### WHAT TO WORK ON
Transcribe the material word for word, but without the images.

### DATA SEGMENT

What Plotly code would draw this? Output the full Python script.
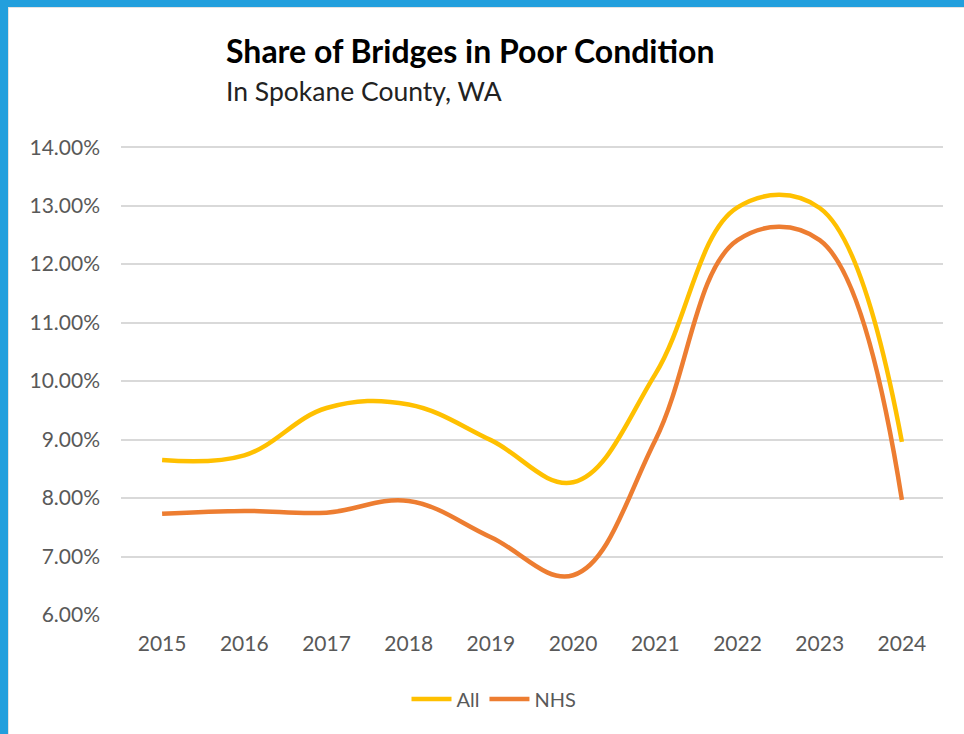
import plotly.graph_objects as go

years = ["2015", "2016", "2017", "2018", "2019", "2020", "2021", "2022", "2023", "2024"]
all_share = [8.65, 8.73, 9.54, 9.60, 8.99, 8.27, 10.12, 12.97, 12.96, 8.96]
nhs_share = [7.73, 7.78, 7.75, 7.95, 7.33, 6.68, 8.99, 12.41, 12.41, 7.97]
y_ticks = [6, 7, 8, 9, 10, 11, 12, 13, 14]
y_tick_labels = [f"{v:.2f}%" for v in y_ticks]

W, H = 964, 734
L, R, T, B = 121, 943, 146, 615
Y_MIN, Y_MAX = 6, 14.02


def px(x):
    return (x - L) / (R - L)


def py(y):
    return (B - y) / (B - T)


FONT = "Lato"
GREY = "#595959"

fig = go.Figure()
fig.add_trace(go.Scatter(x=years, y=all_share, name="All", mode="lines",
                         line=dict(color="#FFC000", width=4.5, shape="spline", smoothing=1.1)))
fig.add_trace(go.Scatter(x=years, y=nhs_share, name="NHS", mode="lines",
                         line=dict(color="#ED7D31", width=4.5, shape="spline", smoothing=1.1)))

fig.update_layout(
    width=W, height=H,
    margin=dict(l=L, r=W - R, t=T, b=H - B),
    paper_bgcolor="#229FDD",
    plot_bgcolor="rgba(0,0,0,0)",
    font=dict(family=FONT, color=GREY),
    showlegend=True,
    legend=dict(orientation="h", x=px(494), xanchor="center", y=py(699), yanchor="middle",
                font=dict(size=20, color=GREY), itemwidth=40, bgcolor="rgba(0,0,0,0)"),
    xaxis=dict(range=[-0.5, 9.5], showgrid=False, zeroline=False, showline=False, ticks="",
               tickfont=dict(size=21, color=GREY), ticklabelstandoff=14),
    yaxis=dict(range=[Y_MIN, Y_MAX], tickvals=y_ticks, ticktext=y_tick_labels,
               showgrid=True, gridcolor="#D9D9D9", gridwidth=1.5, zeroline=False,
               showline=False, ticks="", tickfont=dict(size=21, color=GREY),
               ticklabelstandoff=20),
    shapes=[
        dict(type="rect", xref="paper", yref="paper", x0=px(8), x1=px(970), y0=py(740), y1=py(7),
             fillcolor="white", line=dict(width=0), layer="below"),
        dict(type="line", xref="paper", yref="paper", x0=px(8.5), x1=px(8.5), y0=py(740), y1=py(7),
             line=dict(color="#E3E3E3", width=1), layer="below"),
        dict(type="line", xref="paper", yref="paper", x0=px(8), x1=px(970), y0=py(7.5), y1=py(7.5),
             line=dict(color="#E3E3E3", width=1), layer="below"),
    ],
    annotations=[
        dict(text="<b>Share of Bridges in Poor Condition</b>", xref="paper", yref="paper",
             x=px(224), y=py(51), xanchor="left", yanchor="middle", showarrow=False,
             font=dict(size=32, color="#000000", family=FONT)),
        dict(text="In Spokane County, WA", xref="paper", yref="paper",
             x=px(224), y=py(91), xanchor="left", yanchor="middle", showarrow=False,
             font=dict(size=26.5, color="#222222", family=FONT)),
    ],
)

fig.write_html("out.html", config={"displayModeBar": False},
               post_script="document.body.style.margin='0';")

### RESPONSE FOR THIS EXERCISE
What Plotly code would draw this? Output the full Python script.
import plotly.graph_objects as go

years = ["2015", "2016", "2017", "2018", "2019", "2020", "2021", "2022", "2023", "2024"]
all_share = [8.65, 8.73, 9.54, 9.60, 8.99, 8.27, 10.12, 12.97, 12.96, 8.96]
nhs_share = [7.73, 7.78, 7.75, 7.95, 7.33, 6.68, 8.99, 12.41, 12.41, 7.97]
y_ticks = [6, 7, 8, 9, 10, 11, 12, 13, 14]
y_tick_labels = [f"{v:.2f}%" for v in y_ticks]

W, H = 964, 734
L, R, T, B = 121, 943, 146, 615
Y_MIN, Y_MAX = 6, 14.02


def px(x):
    return (x - L) / (R - L)


def py(y):
    return (B - y) / (B - T)


FONT = "Lato"
GREY = "#595959"

fig = go.Figure()
fig.add_trace(go.Scatter(x=years, y=all_share, name="All", mode="lines",
                         line=dict(color="#FFC000", width=4.5, shape="spline", smoothing=1.1)))
fig.add_trace(go.Scatter(x=years, y=nhs_share, name="NHS", mode="lines",
                         line=dict(color="#ED7D31", width=4.5, shape="spline", smoothing=1.1)))

fig.update_layout(
    width=W, height=H,
    margin=dict(l=L, r=W - R, t=T, b=H - B),
    paper_bgcolor="#229FDD",
    plot_bgcolor="rgba(0,0,0,0)",
    font=dict(family=FONT, color=GREY),
    showlegend=True,
    legend=dict(orientation="h", x=px(494), xanchor="center", y=py(699), yanchor="middle",
                font=dict(size=20, color=GREY), itemwidth=40, bgcolor="rgba(0,0,0,0)"),
    xaxis=dict(range=[-0.5, 9.5], showgrid=False, zeroline=False, showline=False, ticks="",
               tickfont=dict(size=21, color=GREY), ticklabelstandoff=14),
    yaxis=dict(range=[Y_MIN, Y_MAX], tickvals=y_ticks, ticktext=y_tick_labels,
               showgrid=True, gridcolor="#D9D9D9", gridwidth=1.5, zeroline=False,
               showline=False, ticks="", tickfont=dict(size=21, color=GREY),
               ticklabelstandoff=20),
    shapes=[
        dict(type="rect", xref="paper", yref="paper", x0=px(8), x1=px(970), y0=py(740), y1=py(7),
             fillcolor="white", line=dict(width=0), layer="below"),
        dict(type="line", xref="paper", yref="paper", x0=px(8.5), x1=px(8.5), y0=py(740), y1=py(7),
             line=dict(color="#E3E3E3", width=1), layer="below"),
        dict(type="line", xref="paper", yref="paper", x0=px(8), x1=px(970), y0=py(7.5), y1=py(7.5),
             line=dict(color="#E3E3E3", width=1), layer="below"),
    ],
    annotations=[
        dict(text="<b>Share of Bridges in Poor Condition</b>", xref="paper", yref="paper",
             x=px(224), y=py(51), xanchor="left", yanchor="middle", showarrow=False,
             font=dict(size=32, color="#000000", family=FONT)),
        dict(text="In Spokane County, WA", xref="paper", yref="paper",
             x=px(224), y=py(91), xanchor="left", yanchor="middle", showarrow=False,
             font=dict(size=26.5, color="#222222", family=FONT)),
    ],
)

fig.write_html("out.html", config={"displayModeBar": False},
               post_script="document.body.style.margin='0';")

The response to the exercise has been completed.